Friday, 10 July 2015

Sun, sea and subs in Brittany

Summer and for us, two months of travelling is under way. We have had a heat wave this week and the children have had trouble going to sleep before 9pm. That is pretty normal for French kids though. And not too big a deal as it is holidays now. The end of the school year is celebrated by a kermesse or school fete. At Master 7's school, each class performed a dance or play while parents sat in the sun with a cool wine or beer. Then the kids did archery, sack race or bet on which door a rabbit would run through. The start of two full months of summer holidays means one thing though: Tourist season is in full swing. Also, at this time of year, there are soldes, the government-mandated sales that only happen twice a year!

A house in the Gulf of Morbihan

One thing I love about travelling around France is the real differences between the regions. Brittany has some 2800 kilometres of coastline and some of the most beautiful beaches and quaint ports. It is also the only Celtic place on the European mainland. Brittany has historically been a rural area with farms, fairytale villages, medieval town centres and even standing stones. Now though, it is the 4th most popular area in France for tourists and also has positive migration with people from around France and England moving there in retirement, offsetting the younger ones moving to Paris for jobs.

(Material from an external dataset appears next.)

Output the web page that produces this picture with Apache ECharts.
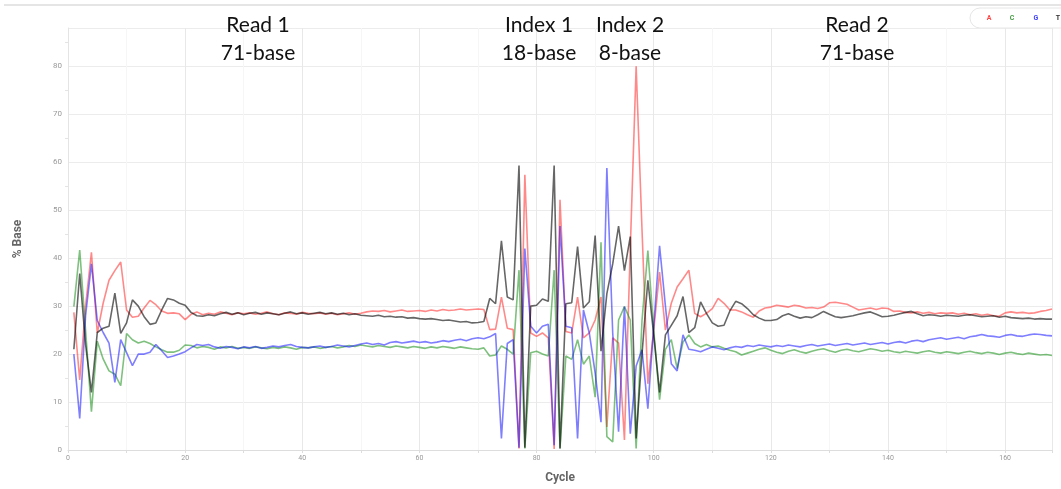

It even has its own Celtic language, entirely different from French and thought to be derived from Brittonic langauges that were spoken in Great Britain before the invasion of the Roman Empire (like Welsh and Gaelic). It is an highly endangered language. In 100 years, from 1914 to 2015, the number of speakers of Breton is estimated to have quartered from 1 million to 250,000 people.

Brittany (Armorica) used to be independent but was annexed to France in 1532 and formally came under French governance in the Revolution, at which time a single French language for the nation was enforced. Breton children were only allowed to speak French in school. There was also a law until 1993 stating that all French babies born could only be named from a set list of saints and national heroes. So people in Brittany would have had an official French name and also a Breton name used in every day conversation. There is still a minority calling for independence for the region.

Some Breton proverbs:

Brizh diod hag a oar tewel, ouzh un den fur a so heƱvel

Translation:
Complete idiot who can keep silent is similar to a wise man
 

Ar ew vezw a zivezwo med ar re sod ne zi'sodont ket.
 
Translation:
The drunk ones will sober up, but the mad ones will not clever up.




We went to visit the standing stones of Carnac. It is one of the most important sites of these stones in the world and thought to be 4000 years old. A lot have been stood up again after having fallen over. There are stone tables (dolmens) and huge rocks standing upright (menhirs). There are also some beautiful beaches in this area but they can be quite busy (by NZ standards).



Brittany's political history is mixed up with that of World War 2 as it was the last place in France to be overcome by the Allied forces along with Germany itself. Breton nationalists co-operated with the German army as they thought there would be a chance of independance for them. (Turns out...) We visited the submarine base at Lorient which has three massive submarine pens and a submarine you can walk through. Standing on the sea front, a chill ran up my spine seeing the ships intentionally wrecked in the harbour by the German army as a trap. There is a great museum explaining about daily life on a submarine and their place in the war.

Vannes is a beautiful city with medieval half-timbered buildings in the historic centre. It was also the backdrop to a scary tale involving me and a razor. We had been pretty happy with our hairdressers in Bordeaux and should have heeded the advice of others about French salons. (Hindsight is a beautiful thing) As soon as we walked in, the signs were there. Madame wasn't happy to be interrupted from her work, there was no smile for the kids and no small talk. I asked for a cut and thin out. She started in with the clippers, hacking off locks and buzzing through my long tresses. The whole thing took about five minutes. She never once used scissors. The final result was not good. No more French haircuts for me.